Chinese youth are discovering their social world and seeking emotional connection—not political change. Tricia argues that this reflects a new form of sociality among Chinese youth: an Elastic Self. Evidence of this new self is unfolding in three ways: from self-restraint to self-expression, from comradeship to friendship, and from a “moral me” to a “moral we.” This new sociality is lying the groundwork for a public sphere to emerge from ties primarily based on friendship and interactions founded on a causal web of public trust. The changes Tricia has documented have potentially transformative power for Chinese society as a whole because they are radically altering the way that people perceive and engage with each other.
About Tricia
Tricia is a global tech ethnographer transforming businesses into people-centered organizations. Utilizing Digital Age design research methods, Tricia specializes in balancing qualitative and quantitative data analysis for institutions to fulfill their strategic goals. She advises organizations (large and small) on how to understand their "users" or "consumers" as people, not just datasets. She’s passionate about her work as a people champion in companies, start-ups, and non-profits. She has worked with Fortune 500 companies including Nokia and GE and numerous institutions from the UN to NASA.

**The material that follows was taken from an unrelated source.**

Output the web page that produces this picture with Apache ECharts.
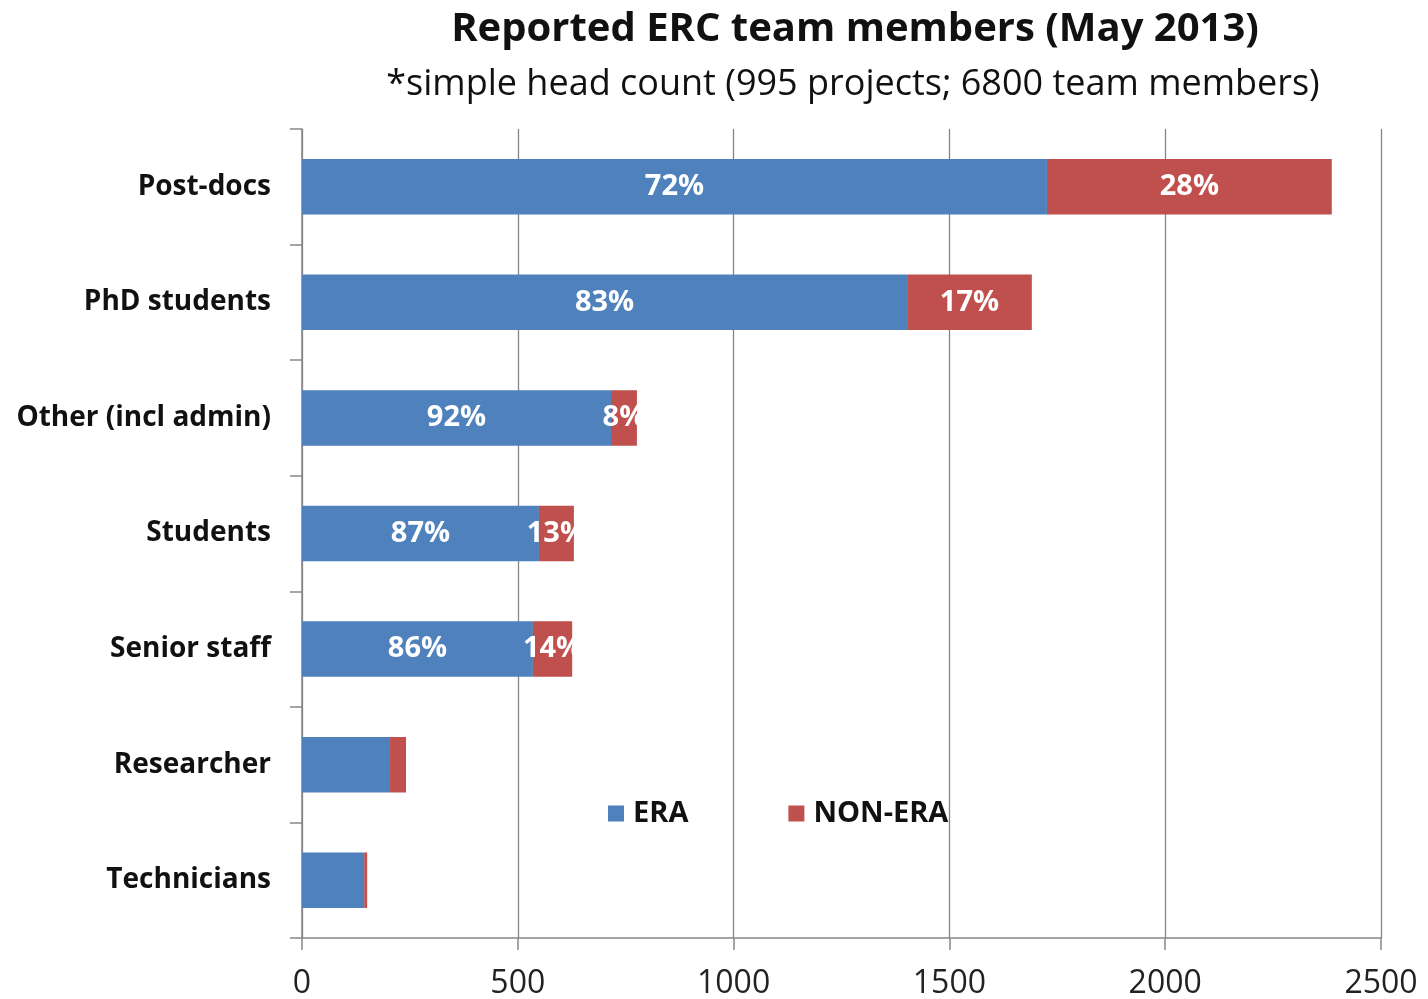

Her research interests lie at the intersection of technology and culture—the investigation of how social media and the internet affect identity-making, trust formation, and collective action. Through extensive fieldwork in China and Latin America, she has developed expertise on digital communities in emerging economies, leading to the formulation of an innovative sociological framework for understanding user interactions online.
Tricia relishes on-the-ground, hyper-immersive ethnographic fieldwork, which has provided her with a unique understanding of the experiences of edge communities. During her projects she has pioneered ethnographic techniques such as live fieldnoting, which uses social media tools to share real-time fieldwork data. She is a thought leader on integrative approaches of combining Big Data and what she terms, Thick Data.
A Fulbright Fellow and National Science Foundation Fellow, Tricia has been recognized as a leading authority by journalists, investors, and ethnographic and sociological researchers. Her research has been featured in The Atlantic, Al Jazeera, Fast Company, Makeshift, and Wired. She has presented at the Microsoft Social Computing Symposium, Lift, and South by Southwest. She is also proud to have co-founded the first national hip-hop education initiative, which turned into the Hip Hop Education Center at New York University and to have built after-school technology and arts programs for low-income youth at New York City public schools and the Queens Museum of Arts.
She is a visiting scholar at New York University's Interactive Telecommunication Program and Harvard University’s Berkman Center for Internet Studies. She received her PhD in Sociology at UC San Diego. She is also an advisory board member of Rev Arts in New York City. She is currently writing a book, tentatively titled, Tales from the Chinese Internet, which is about the Chinese Internet as an expressive space in which people uniquely shape their identities in an otherwise rigid society, a phenomenon she calls "the Elastic Self.” Her research philosophy is that you have to go to the edges to discover what's really happening. She is the proud owner of an internet famous dog who balances stuff on her head, #ellethedog.